DATASET EXCERPTS
━━━

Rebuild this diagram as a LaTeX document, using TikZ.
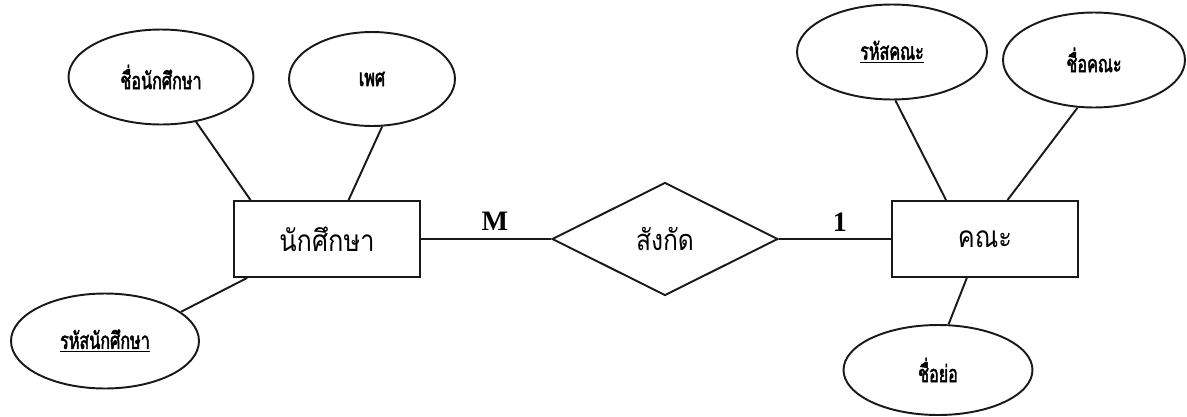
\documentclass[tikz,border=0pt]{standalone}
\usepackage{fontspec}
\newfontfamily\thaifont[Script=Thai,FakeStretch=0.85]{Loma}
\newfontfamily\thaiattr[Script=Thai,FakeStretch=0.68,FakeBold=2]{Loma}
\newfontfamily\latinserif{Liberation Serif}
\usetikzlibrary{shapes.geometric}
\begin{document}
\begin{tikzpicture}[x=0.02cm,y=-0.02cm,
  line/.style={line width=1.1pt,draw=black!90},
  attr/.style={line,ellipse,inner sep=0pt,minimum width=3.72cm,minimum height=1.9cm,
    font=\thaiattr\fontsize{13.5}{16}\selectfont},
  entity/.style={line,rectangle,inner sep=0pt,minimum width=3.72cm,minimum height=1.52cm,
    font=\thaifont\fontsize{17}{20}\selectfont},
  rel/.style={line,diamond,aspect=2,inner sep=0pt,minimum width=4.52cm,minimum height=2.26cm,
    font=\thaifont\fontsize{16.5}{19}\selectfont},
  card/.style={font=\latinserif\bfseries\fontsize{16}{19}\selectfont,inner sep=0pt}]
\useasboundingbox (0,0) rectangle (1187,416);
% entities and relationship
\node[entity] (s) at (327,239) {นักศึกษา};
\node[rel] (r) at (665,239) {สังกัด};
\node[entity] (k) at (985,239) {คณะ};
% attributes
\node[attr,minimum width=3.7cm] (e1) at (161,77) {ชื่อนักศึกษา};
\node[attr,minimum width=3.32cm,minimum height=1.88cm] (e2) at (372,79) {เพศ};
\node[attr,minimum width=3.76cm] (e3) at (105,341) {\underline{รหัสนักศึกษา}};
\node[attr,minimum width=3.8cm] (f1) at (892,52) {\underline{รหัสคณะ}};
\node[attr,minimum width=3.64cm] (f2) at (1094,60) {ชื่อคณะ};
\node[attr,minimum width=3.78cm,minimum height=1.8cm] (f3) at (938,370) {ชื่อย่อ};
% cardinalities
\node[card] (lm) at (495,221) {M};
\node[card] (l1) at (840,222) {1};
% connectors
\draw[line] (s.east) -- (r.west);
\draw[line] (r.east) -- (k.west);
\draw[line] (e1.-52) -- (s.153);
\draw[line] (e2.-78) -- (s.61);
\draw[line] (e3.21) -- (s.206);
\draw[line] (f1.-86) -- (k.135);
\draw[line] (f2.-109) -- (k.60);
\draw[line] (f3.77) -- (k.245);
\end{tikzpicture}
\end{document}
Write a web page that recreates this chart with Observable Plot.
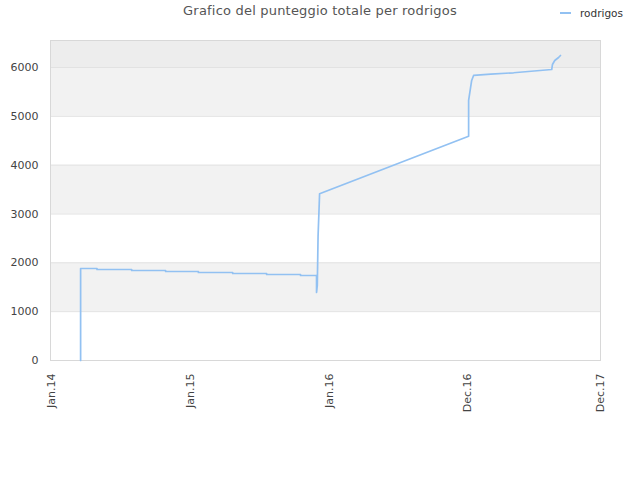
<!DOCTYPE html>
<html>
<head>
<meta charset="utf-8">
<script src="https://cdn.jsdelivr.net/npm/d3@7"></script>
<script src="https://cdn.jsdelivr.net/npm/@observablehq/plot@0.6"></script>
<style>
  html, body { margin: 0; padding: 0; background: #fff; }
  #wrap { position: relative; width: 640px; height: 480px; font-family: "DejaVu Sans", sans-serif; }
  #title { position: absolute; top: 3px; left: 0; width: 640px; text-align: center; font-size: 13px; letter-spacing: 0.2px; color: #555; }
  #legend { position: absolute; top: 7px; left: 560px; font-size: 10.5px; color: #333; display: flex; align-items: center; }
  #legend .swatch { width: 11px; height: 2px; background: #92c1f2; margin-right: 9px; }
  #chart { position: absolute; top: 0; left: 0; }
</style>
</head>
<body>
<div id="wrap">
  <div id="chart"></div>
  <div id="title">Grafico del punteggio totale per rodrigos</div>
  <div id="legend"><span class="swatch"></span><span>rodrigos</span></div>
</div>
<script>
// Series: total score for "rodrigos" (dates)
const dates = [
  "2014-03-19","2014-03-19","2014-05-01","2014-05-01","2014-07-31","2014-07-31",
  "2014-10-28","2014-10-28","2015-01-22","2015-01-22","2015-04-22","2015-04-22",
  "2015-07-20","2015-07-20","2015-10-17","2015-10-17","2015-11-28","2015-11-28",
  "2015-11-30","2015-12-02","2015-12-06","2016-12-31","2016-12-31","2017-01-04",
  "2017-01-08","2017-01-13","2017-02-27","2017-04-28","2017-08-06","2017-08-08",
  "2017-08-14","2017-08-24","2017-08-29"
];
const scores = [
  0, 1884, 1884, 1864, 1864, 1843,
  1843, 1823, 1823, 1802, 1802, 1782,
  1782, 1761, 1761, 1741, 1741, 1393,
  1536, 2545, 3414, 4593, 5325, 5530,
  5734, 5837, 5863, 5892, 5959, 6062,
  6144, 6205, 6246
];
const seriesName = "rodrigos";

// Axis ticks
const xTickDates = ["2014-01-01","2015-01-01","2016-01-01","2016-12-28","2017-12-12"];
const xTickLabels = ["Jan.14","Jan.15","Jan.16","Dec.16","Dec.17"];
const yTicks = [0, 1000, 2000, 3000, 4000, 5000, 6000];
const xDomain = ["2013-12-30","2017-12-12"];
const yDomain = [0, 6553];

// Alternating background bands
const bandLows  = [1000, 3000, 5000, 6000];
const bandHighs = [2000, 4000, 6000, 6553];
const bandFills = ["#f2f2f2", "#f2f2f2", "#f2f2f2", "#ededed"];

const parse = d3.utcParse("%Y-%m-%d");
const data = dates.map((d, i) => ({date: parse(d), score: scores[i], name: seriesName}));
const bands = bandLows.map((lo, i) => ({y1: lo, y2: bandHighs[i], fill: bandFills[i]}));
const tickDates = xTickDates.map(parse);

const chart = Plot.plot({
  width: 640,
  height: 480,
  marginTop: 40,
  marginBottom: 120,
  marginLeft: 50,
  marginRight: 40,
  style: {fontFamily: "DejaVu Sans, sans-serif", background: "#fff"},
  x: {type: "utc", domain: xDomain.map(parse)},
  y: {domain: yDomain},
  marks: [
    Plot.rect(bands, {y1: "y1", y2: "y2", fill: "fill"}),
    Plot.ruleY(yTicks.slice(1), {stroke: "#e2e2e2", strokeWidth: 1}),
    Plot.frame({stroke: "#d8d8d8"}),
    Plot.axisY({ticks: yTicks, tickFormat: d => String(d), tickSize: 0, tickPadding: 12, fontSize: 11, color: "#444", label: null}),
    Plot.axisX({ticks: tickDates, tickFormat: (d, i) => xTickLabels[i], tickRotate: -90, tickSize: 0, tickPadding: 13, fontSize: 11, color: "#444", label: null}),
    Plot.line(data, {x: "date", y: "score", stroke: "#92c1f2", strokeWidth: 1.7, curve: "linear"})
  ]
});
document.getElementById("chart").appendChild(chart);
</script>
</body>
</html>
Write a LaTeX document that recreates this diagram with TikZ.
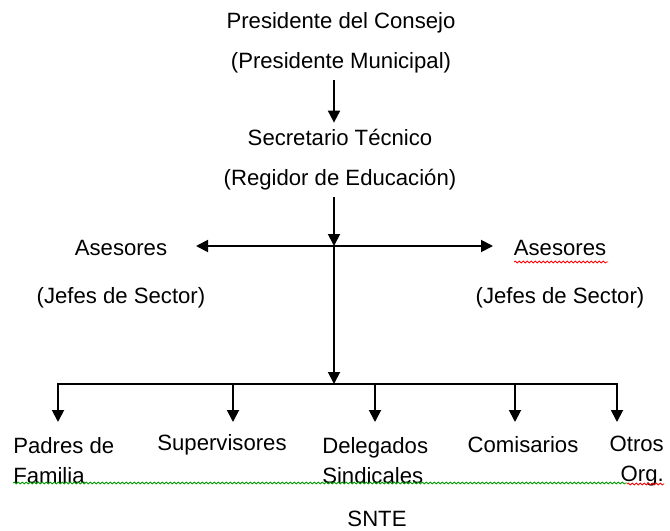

━━━

WHAT TO DO
From the entries above, copy every line containing the word "with".

WRITTEN RESPONSE
Write a web page that recreates this chart with Observable Plot.
Write a LaTeX document that recreates this diagram with TikZ.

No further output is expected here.